I know next to nothing about conformation, but I really like her. She looks solid.


----------



## disastercupcake (Nov 24, 2012)

I think she is interesting! I actually really like the looks of this one, def an improvement over the first horse. 

She's obviously some kind of draft or draft cross; nice thick bones and good solid base. I love that her neck is set so high- usually drafts tend to have a low neck set. I would like to see a little more of a hind end end for her size, but what she has looks powerful and well muscled. 

A bit hard to judge her conformation by these pics, but her should seems decent- she'll never be able to get that nice clean jumper look though, her front legs just dont have the room. 

Other than that, test her out! Her general demeanor kind of hints that she won't be the most forward horse, but who knows, these could be misleading pics


----------



## EliRose (Aug 12, 2012)

Yep, she's a Belgian/Paint (both parents apparently registered) cross, she was a PMU foal raised by Rutgers University  I'm vey excited to try her! I'd be leasing her for a month just to see how I like her.
_Posted via Mobile Device_


----------



## frizzy (Jun 10, 2012)

I really like her


----------



## OliviaMyee (Jul 31, 2012)

thats the worst hind end I EVER SAW


----------



## EliRose (Aug 12, 2012)

. . . On the horse I just posted or the QH?


----------



## QHDragon (Mar 6, 2009)

OliviaMyee said:


> thats the worst hind end I EVER SAW


Wow, not very mature... 

I really like this draft mare, but then again I am a little biased. She and my mare are built a lot alike. Hard to critique much from these angles, she looks like she may be a little butt high. Very common in drafts and draft crosses. It can make it harder for them to lift their front end for dressage and jumping (though this mare doesn't seem to have much of problem jumping). It can also make saddle fitting a little more difficult. Also, if you buy her remember you are likely going to have to invest in larger tack right away. Saddles for the extra wide types can be harder to find and more expensive.


----------



## jumanji321 (Dec 1, 2010)

The new horse looks a little back at the knee in the third picture, but she's pretty nice otherwise.


----------



## morganarab94 (May 16, 2013)

I really like the draft cross. Looks solid to me.


----------



## Skyseternalangel (Jul 23, 2011)

She's lovely, just man... if her neck were a little bit longer then I'd like her even more.


----------



## smrobs (Jul 30, 2008)

I like her quite a lot. She comes by the big head and thick neck honestly, both my draft crosses are that way too, but her's isn't so big that it's ugly.

She looks to have nice solid build with enough bone to support her mass. She might be a touch back at the knee...or it could just be the angle of the pictures combined with the markings on her legs, I'm not sure.
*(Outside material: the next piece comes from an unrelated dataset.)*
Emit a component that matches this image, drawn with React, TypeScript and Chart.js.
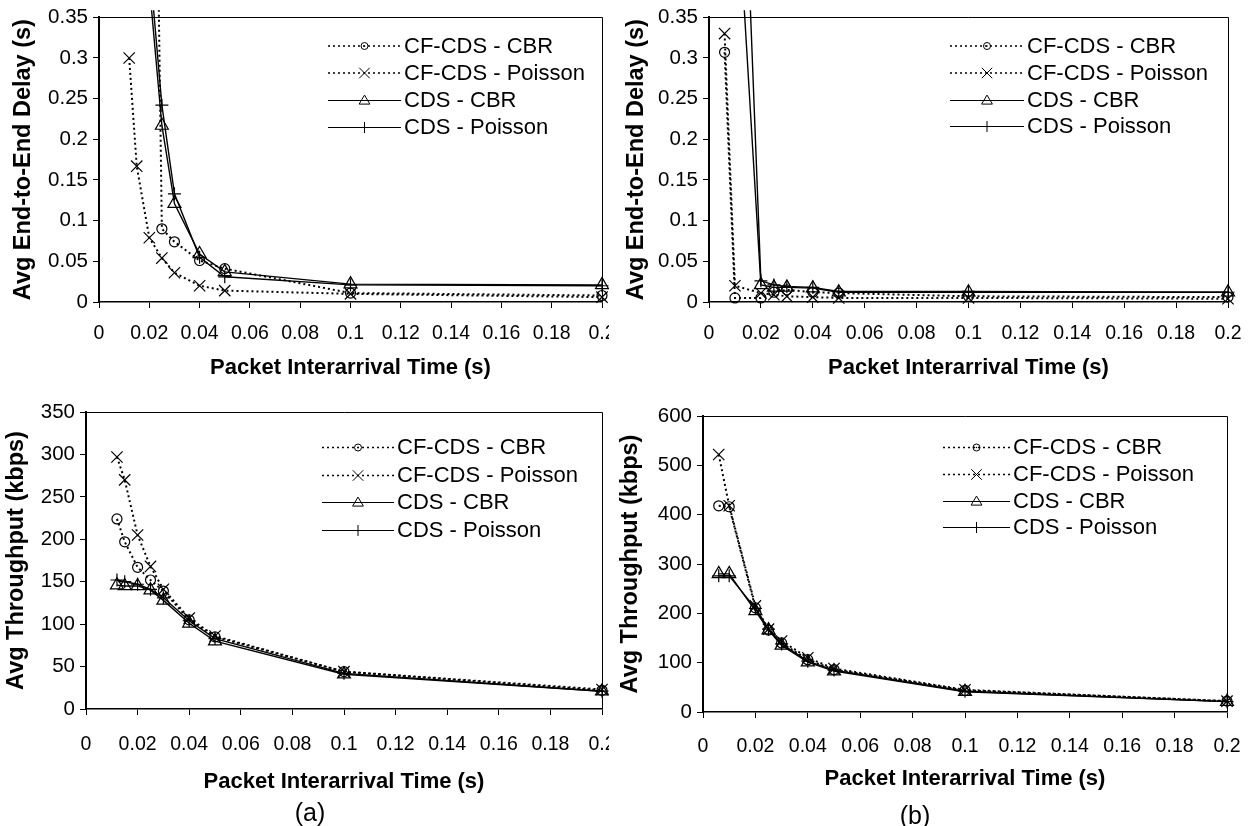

She appears to be a cute little jumper, she's got a good shoulder so that's allowing her to pick her legs up and not hang her knees going over the jumps.

She's long through the back/body, which is also pretty typical of draft crosses. Combine that with her being front heavy, she may have trouble collecting and getting off the forehand, but she appears athletic so I'm sure she could do it with some conditioning.

Go and give her a shot and bring us more pictures, mmkay?? :wink:


----------



## TessaMay (Jul 26, 2013)

I really like the draft cross, but then again I'm biased and always like cute drafty horses :lol:

She definitely has a large head and neck, but they don't make her ugly at all. Like others have said, she's front end heavy, so she could have difficulty collecting.


----------



## EliRose (Aug 12, 2012)

Thanks again guys! I'm going to see her Wednesday morning if we aren't trapped by snow. Wish us luck?


----------



## Cacowgirl (Feb 19, 2011)

You bet! She looks like a cute patootie to me.


----------



## CrispThePony (Feb 3, 2014)

I think she has potential but is lacking muscle tone and will need some TLC to get her into a nice shape, but I think if you can ride well then she will be a great horse!


----------



## Zexious (Aug 2, 2013)

She looks very long to me... But I like her big head xD Let us know how it goes!


----------



## stevenson (Sep 12, 2011)

an honest comment is not immature. The mare does appear to have weak hind end in the pics supplied. Better pics for a critique are needed.


----------



## EliRose (Aug 12, 2012)

stevenson said:


> an honest comment is not immature. The mare does appear to have weak hind end in the pics supplied. Better pics for a critique are needed.


I don't want to derail my own thread, and not necessarily saying that OliviaMyee's comment was was immature, but a comment can most certainly be both true and rude. :wink:


----------



## TessaMay (Jul 26, 2013)

If you cover up her big head and neck, her hind end doesn't look that bad. It fits the rest of her body, just not her head/neck. With some additional muscle building I think it will look just fine. :wink:


----------